Editorial
かゆみも含めた多様な問題に対応できる「総合診療医」を目指して
伊藤 澄信
1
1国立病院機構本部総合研究センター臨床研究統括部
pp.99
発行日 2013年2月15日
Published Date 2013/2/15
DOI https://doi.org/10.11477/mf.1414102734
- 有料閲覧
- 文献概要
「かゆみは痛みの軽いもの」と習った世代には知識の大改訂が必要な時代になった.かゆみ特異的神経やかゆみに関する脳部位が特定され,透析患者のかゆみ治療薬としてκオピオイド受容体作動薬であるナラフラフィン塩酸塩(レミッチカプセルⓇ)が発売された.10年前のかゆみの知識はもはや通用しない.
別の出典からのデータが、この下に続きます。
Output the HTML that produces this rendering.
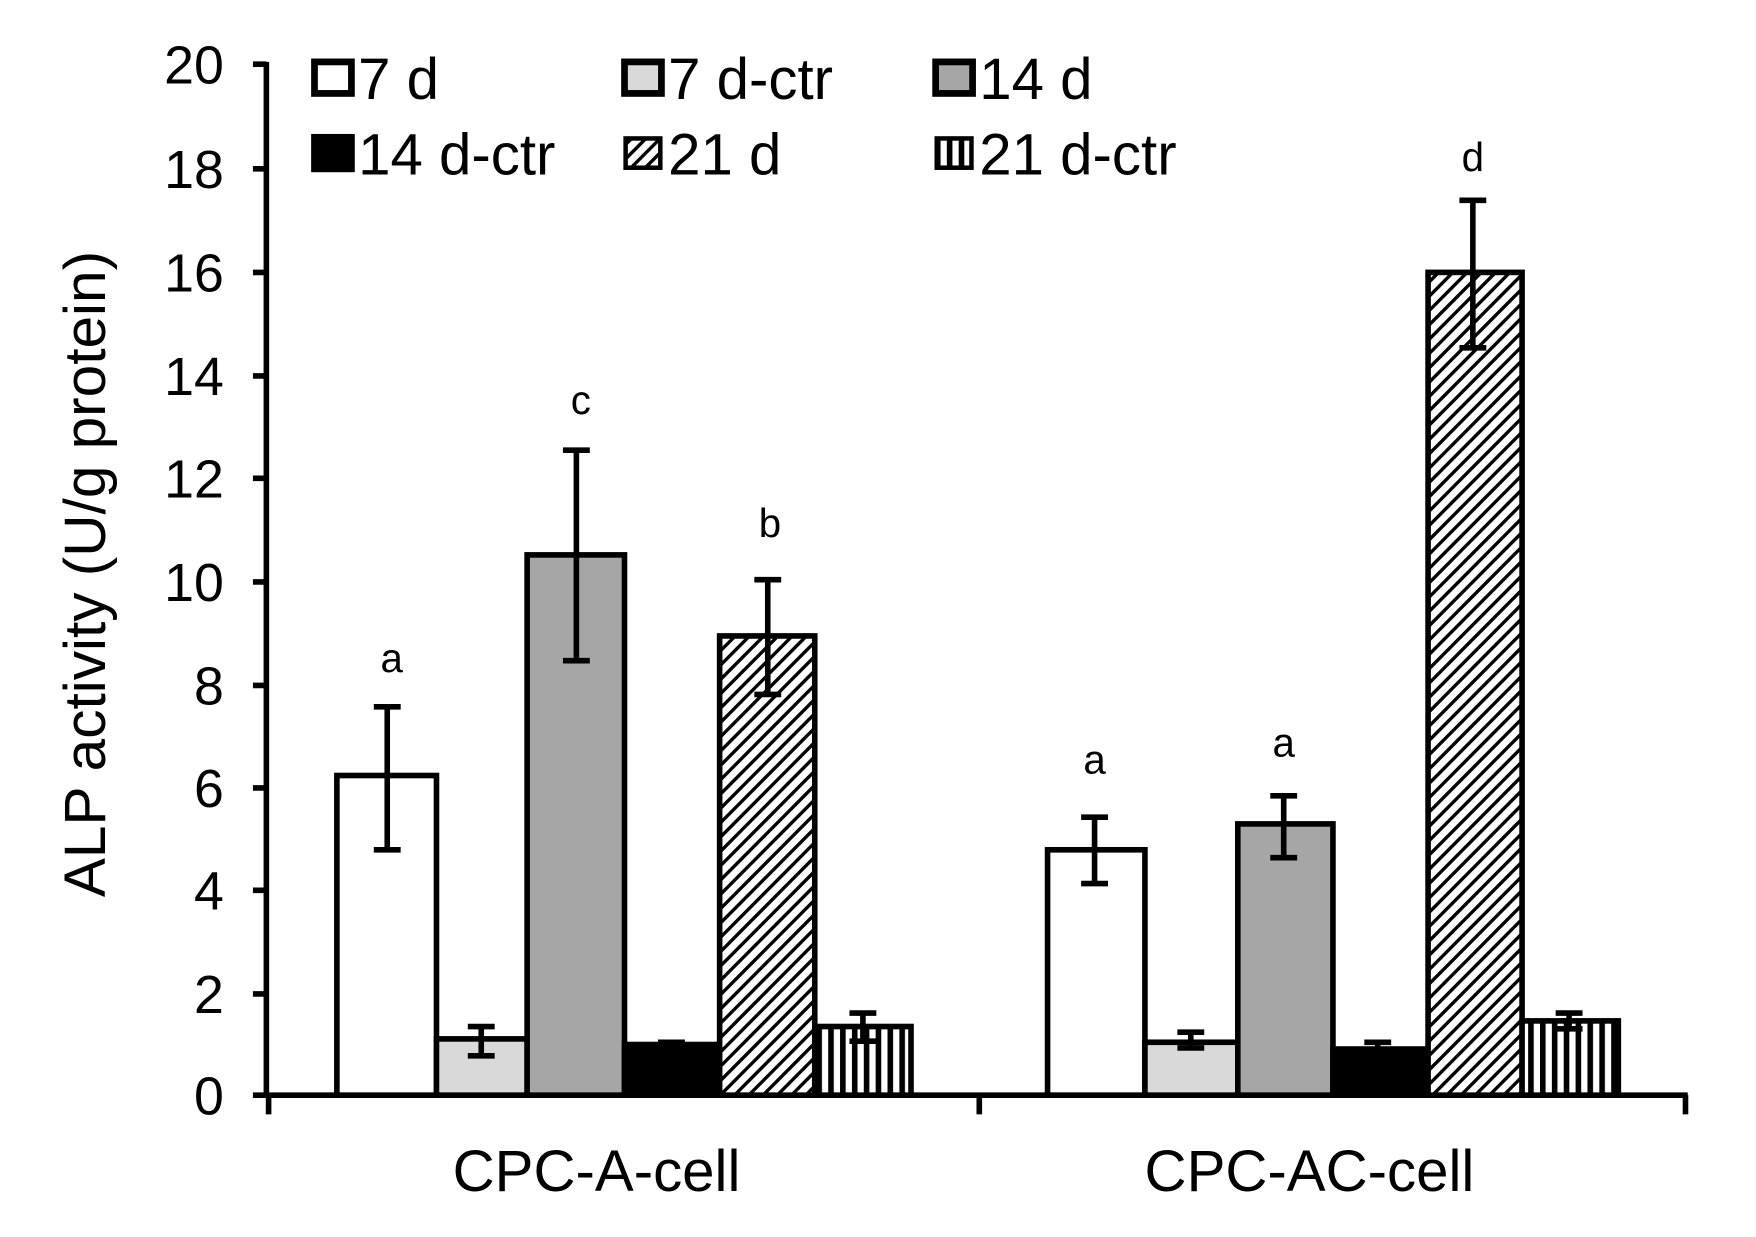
<!DOCTYPE html>
<html><head><style>html,body{margin:0;padding:0;background:#fff}svg{display:block}</style></head>
<body>
<svg width="1756" height="1237" viewBox="2 0 1569 1099" preserveAspectRatio="none" xmlns="http://www.w3.org/2000/svg" font-family="Liberation Sans, Arial, sans-serif">
<defs>
<pattern id="diag" patternUnits="userSpaceOnUse" width="9" height="9" patternTransform="rotate(45)">
<rect width="9" height="9" fill="#fff"/><rect x="0" y="0" width="3" height="9" fill="#000"/>
</pattern>
<pattern id="vert" patternUnits="userSpaceOnUse" width="10.6" height="10">
<rect width="10.6" height="10" fill="#fff"/><rect x="0" y="0" width="5" height="10" fill="#000"/>
</pattern>
</defs>
<rect x="0" width="1580" height="1099" fill="#fff"/>
<g stroke="#000" stroke-width="5" fill="none">
<line x1="240" y1="55" x2="240" y2="975"/>
<line x1="238" y1="973" x2="1510" y2="973"/>
<path d="M228 57H240M228 150H240M228 242H240M228 334H240M228 425H240M228 517H240M228 609H240M228 700H240M228 791H240M228 883H240M228 973H240"/>
<path d="M242 973V990M877 973V990M1508 973V990"/>
</g>
<g font-size="48" text-anchor="end" fill="#000">
<text x="202" y="74">20</text><text x="202" y="167">18</text><text x="202" y="259">16</text><text x="202" y="351">14</text><text x="202" y="442">12</text><text x="202" y="534">10</text><text x="202" y="626">8</text><text x="202" y="717">6</text><text x="202" y="808">4</text><text x="202" y="900">2</text><text x="202" y="990">0</text>
</g>
<text transform="translate(96,510) rotate(-90)" font-size="52" text-anchor="middle">ALP activity (U/g protein)</text>
<g stroke="#000" stroke-width="5">
<rect x="303" y="689" width="89" height="284" fill="#fff"/>
<rect x="392" y="923" width="81" height="50" fill="#d9d9d9"/>
<rect x="473" y="493" width="87" height="480" fill="#a6a6a6"/>
<rect x="560" y="928" width="85" height="45" fill="#000"/>
<rect x="645" y="565" width="85" height="408" fill="url(#diag)"/>
<rect x="730" y="912" width="86" height="61" fill="url(#vert)"/>
<rect x="938" y="755" width="87" height="218" fill="#fff"/>
<rect x="1025" y="926" width="83" height="47" fill="#d9d9d9"/>
<rect x="1108" y="732" width="85" height="241" fill="#a6a6a6"/>
<rect x="1193" y="932" width="85" height="41" fill="#000"/>
<rect x="1278" y="242" width="84" height="731" fill="url(#diag)"/>
<rect x="1362" y="907" width="86" height="66" fill="url(#vert)"/>
</g>
<g stroke="#000" stroke-width="5" fill="none">
<path d="M348 628V755M336 628H360M336 755H360"/>
<path d="M432 912V938M420 912H444M420 938H444"/>
<path d="M517 400V587M505 400H529M505 587H529"/>
<path d="M602 926V932M590 926H614M590 932H614"/>
<path d="M688 515V617M676 515H700M676 617H700"/>
<path d="M773 900V925M761 900H785M761 925H785"/>
<path d="M980 726V785M968 726H992M968 785H992"/>
<path d="M1066 917V931M1054 917H1078M1054 931H1078"/>
<path d="M1149 707V762M1137 707H1161M1137 762H1161"/>
<path d="M1233 926V934M1221 926H1245M1221 934H1245"/>
<path d="M1318 178V309M1306 178H1330M1306 309H1330"/>
<path d="M1404 900V914M1392 900H1416M1392 914H1416"/>
</g>
<g font-size="36" text-anchor="middle">
<text x="352" y="597">a</text><text x="521" y="368">c</text><text x="690" y="477">b</text>
<text x="980" y="687">a</text><text x="1149" y="672">a</text><text x="1318" y="152">d</text>
</g>
<g stroke="#000" stroke-width="6">
<rect x="283" y="55" width="33" height="28" fill="#fff"/>
<rect x="560" y="55" width="33" height="28" fill="#d9d9d9"/>
<rect x="838" y="55" width="33" height="28" fill="#a6a6a6"/>
<rect x="283" y="122" width="33" height="28" fill="#000"/>
</g>
<g stroke="#000" stroke-width="4">
<rect x="561" y="123" width="31" height="26" fill="url(#diag)"/>
<rect x="839" y="123" width="31" height="26" fill="url(#vert)"/>
</g>
<g font-size="52">
<text x="322" y="88">7 d</text><text x="599" y="88">7 d-ctr</text><text x="877" y="88">14 d</text>
<text x="322" y="155">14 d-ctr</text><text x="599" y="155">21 d</text><text x="877" y="155">21 d-ctr</text>
</g>
<g font-size="52" text-anchor="middle">
<text x="535" y="1058">CPC-A-cell</text><text x="1172" y="1058">CPC-AC-cell</text>
</g>
</svg>
</body></html>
日常診療でよく遭遇するかゆみは高齢者の皮脂欠乏性皮膚炎である.空気が乾燥する今の季節に多発する下腿を中心にした皮膚の乾燥によるかゆみに対して尿素入りクリームを乱発している.冬の空気の乾燥は皮膚角層のバリアも乾燥させ,皮膚表面に白い粉をふくような状態をつくりやすい.高齢者は角層細胞間脂質のセラミド,脂肪酸,コレステロールが減少し,さらに角層の層数が増加し,角層より下の生きた表皮から角層の表面までの水分の供給が少なくなるといわれる.